И наконец, существовала идея триады, с которой выступали средне-германские государства, боявшиеся как прусской гегемонии, так и прусско-австрийского двойного господства. Разве не напрашивалась идея объединить многочисленные чисто немецкие территории в национальное государство, а Пруссии, как и Австрии, продвинувшимся за пределы старой империи и обладавшим большей частью ненемецкого населения предоставить возможности идти своим собственным путем в качестве европейских держав? Концепция «третьей Германии» на протяжении столетий входила в число серьезных созидательных элементов немецкой истории — объединение малых и средних территорий с целью отпора гегемонистским устремлениям великих держав и сохранения унаследованных вольностей. «Третья Германия» была издавна верна империи в том смысле, что имперское устройство казалось лучше всего приспособленным для гарантирования прав отдельных государств. Существовало, правда, и искушение «прислониться» к какой-либо великой державе, чтобы противостоять давлению других держав. Модель Немецкого союза князей 1785 г. под прусским патронатом была так же допустима, как и союз с негерманской державой — от Хайльброннского союза 1633 г., в котором доминировала Швеция, до Рейнского союза под протекторатом Наполеона.

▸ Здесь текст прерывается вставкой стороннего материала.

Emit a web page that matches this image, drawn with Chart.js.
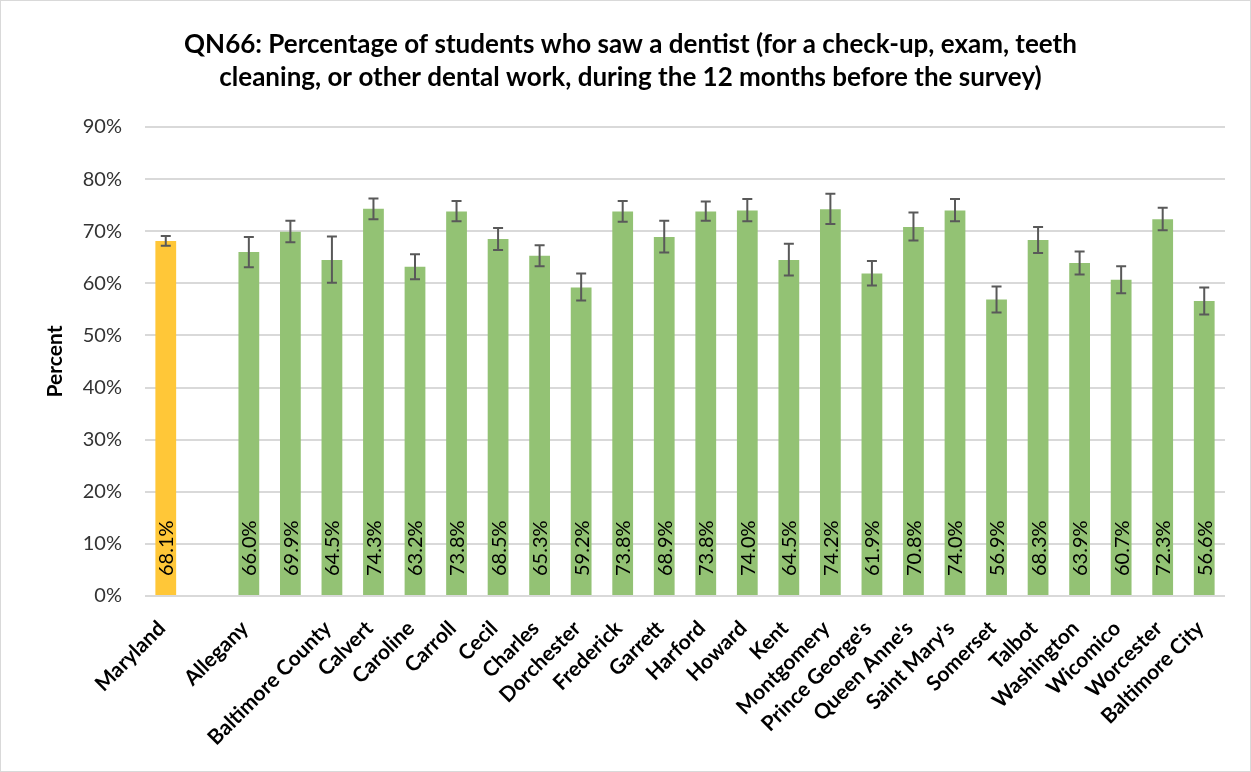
<!DOCTYPE html>
<html>
<head>
<meta charset="utf-8">
<script src="https://cdn.jsdelivr.net/npm/chart.js@4"></script>
<style>
  html, body { margin: 0; padding: 0; background: #fff; }
  #wrap { position: relative; width: 1249px; height: 770px; border: 1px solid #d9d9d9; }
</style>
</head>
<body>
<div id="wrap"><canvas id="chart"></canvas></div>
<script>
const categories = ['Maryland', '', 'Allegany', '', 'Baltimore County', 'Calvert', 'Caroline', 'Carroll', 'Cecil', 'Charles',
    'Dorchester', 'Frederick', 'Garrett', 'Harford', 'Howard', 'Kent', 'Montgomery', "Prince George's", "Queen Anne's",
    "Saint Mary's", 'Somerset', 'Talbot', 'Washington', 'Wicomico', 'Worcester', 'Baltimore City']
const values = [68.1, null, 66.0, 69.9, 64.5, 74.3, 63.2, 73.8, 68.5, 65.3, 59.2, 73.8, 68.9, 73.8, 74.0, 64.5, 74.2,
    61.9, 70.8, 74.0, 56.9, 68.3, 63.9, 60.7, 72.3, 56.6]
const lower = [67.2, null, 63.1, 67.9, 60.1, 72.3, 60.8, 71.9, 66.4, 63.3, 56.7, 71.8, 65.9, 72.0, 71.9, 61.5, 71.4,
    59.6, 68.2, 71.9, 54.4, 65.8, 61.7, 58.1, 70.2, 54.0]
const upper = [69.1, null, 68.9, 72.0, 69.0, 76.3, 65.6, 75.8, 70.6, 67.3, 61.9, 75.8, 72.0, 75.7, 76.2, 67.6, 77.2,
    64.3, 73.6, 76.2, 59.4, 70.8, 66.1, 63.3, 74.5, 59.2]
const yTicks = [0, 10, 20, 30, 40, 50, 60, 70, 80, 90]

const titleLines = [
    'QN66: Percentage of students who saw a dentist (for a check-up, exam, teeth',
    'cleaning, or other dental work, during the 12 months before the survey)',
]

const fontFamily = 'Lato, "Liberation Sans", sans-serif'

let barColors = values.map((v, i) => i === 0 ? '#ffc738' : '#93c274')

// error bars + rotated value labels, drawn from the scales
const extrasPlugin = {
    id: 'extras',
    afterDatasetsDraw(chart) {
        const ctx = chart.ctx
        const meta = chart.getDatasetMeta(0)
        const y = chart.scales.y

        meta.data.forEach((bar, i) => {
            if (values[i] === null) return

            // value label
            ctx.save()
            ctx.translate(bar.x, y.getPixelForValue(0) - 20)
            ctx.rotate(-Math.PI / 2)
            ctx.fillStyle = '#000'
            ctx.font = `20px ${fontFamily}`
            ctx.textAlign = 'left'
            ctx.textBaseline = 'middle'
            ctx.fillText(values[i].toFixed(1) + '%', 0, 1)
            ctx.restore()

            // error bar
            let top = y.getPixelForValue(upper[i])
            let bottom = y.getPixelForValue(lower[i])
            ctx.save()
            ctx.strokeStyle = '#595959'
            ctx.lineWidth = 2
            ctx.beginPath()
            ctx.moveTo(bar.x, top)
            ctx.lineTo(bar.x, bottom)
            ctx.moveTo(bar.x - 5, top)
            ctx.lineTo(bar.x + 5, top)
            ctx.moveTo(bar.x - 5, bottom)
            ctx.lineTo(bar.x + 5, bottom)
            ctx.stroke()
            ctx.restore()
        })
    },
}

new Chart(document.getElementById('chart'), {
    type: 'bar',
    data: {
        labels: categories,
        datasets: [{
            data: values,
            backgroundColor: barColors,
            borderWidth: 0,
            categoryPercentage: 0.5,
            barPercentage: 1,
        }],
    },
    options: {
        responsive: true,
        maintainAspectRatio: false,
        animation: false,
        layout: {
            padding: { left: 35, right: 25, top: 0, bottom: 0 },
        },
        plugins: {
            legend: { display: false },
            tooltip: { enabled: false },
            title: {
                display: true,
                text: titleLines,
                color: '#000',
                font: { family: fontFamily, size: 26, weight: 'bold', lineHeight: '33px' },
                padding: { top: 27, bottom: 33 },
            },
        },
        scales: {
            x: {
                afterFit(axis) {
                    axis.height = 175
                },
                grid: { display: false, drawTicks: false },
                border: { display: false },
                ticks: {
                    color: '#000',
                    font: { family: fontFamily, size: 21, weight: 'bold' },
                    maxRotation: 45,
                    minRotation: 45,
                    autoSkip: false,
                    padding: 20,
                    labelOffset: -4,
                },
            },
            y: {
                min: 0,
                max: 90,
                afterFit(axis) {
                    axis.width = 109
                },
                afterBuildTicks(axis) {
                    axis.ticks = yTicks.map(v => ({ value: v }))
                },
                grid: { color: '#d9d9d9', lineWidth: 2, drawTicks: false },
                border: { display: false },
                ticks: {
                    color: '#333',
                    font: { family: fontFamily, size: 20 },
                    padding: 23,
                    callback: v => v + '%',
                },
                title: {
                    display: true,
                    text: 'Percent',
                    color: '#000',
                    font: { family: fontFamily, size: 21, weight: 'bold' },
                    padding: { top: 7, bottom: 0 },
                },
            },
        },
    },
    plugins: [extrasPlugin],
})
</script>
</body>
</html>
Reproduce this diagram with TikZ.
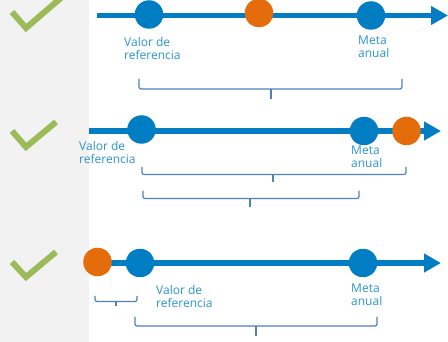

С 1859 г. снова дала о себе знать идея «третьей Германия», предполагавшая реформировать союзное устройство с помощью усиления федеративных прав и укрепить компетенцию Союза в противовес ведущим державам Пруссии и Австрии. Довольно быстро выяснилось, что баварские, саксонские и баденские планы реформы Союза так сильно отличаются друг от друга, что единое выступление средних государств было невозможно, но триада имела достаточно сил, чтобы маневрировать между Австрией и Пруссией и сталкивать друг с другом обе немецкие великие державы в бундестаге. Впрочем, на основе Союзного акта 1815 г., как и прежде, существовало право каждого отдельного государства заключать союзы с негерманскими державами. Не исключался и новый вариант политики Рейнского союза.
Осуществленное в конце концов малогерманское решение германского вопроса под главенством Пруссии было, следовательно лишь одной возможностью из многих. Ее реализации способствовали Таможенный союз, слабость Австрии и проявлявшиеся временами симпатии со стороны либералов. Однако проведение в жизнь такого решения не было предопределено. Бисмарк признавался в своей приверженности национальному единству и при этом добавлял: «Если Германия добьется своей национальной цели еще в девятнадцатом веке, то это представляется мне как нечто великое, а если это случится через десять или даже пять лет, то будет чем-то исключительным, неожиданным даром Бога». Это было сказано в мае 1868 г., почти за три года до объединения империи. Чтобы это произошло, были необходимы по меньшей мере две предпосылки: исключительная международная ситуация, в условиях которой был бы невозможен механизм интервенции системы европейских держав в случае концентрации силы в Центральной Европе, и осознание прусским государственным руководством благоприятности момента.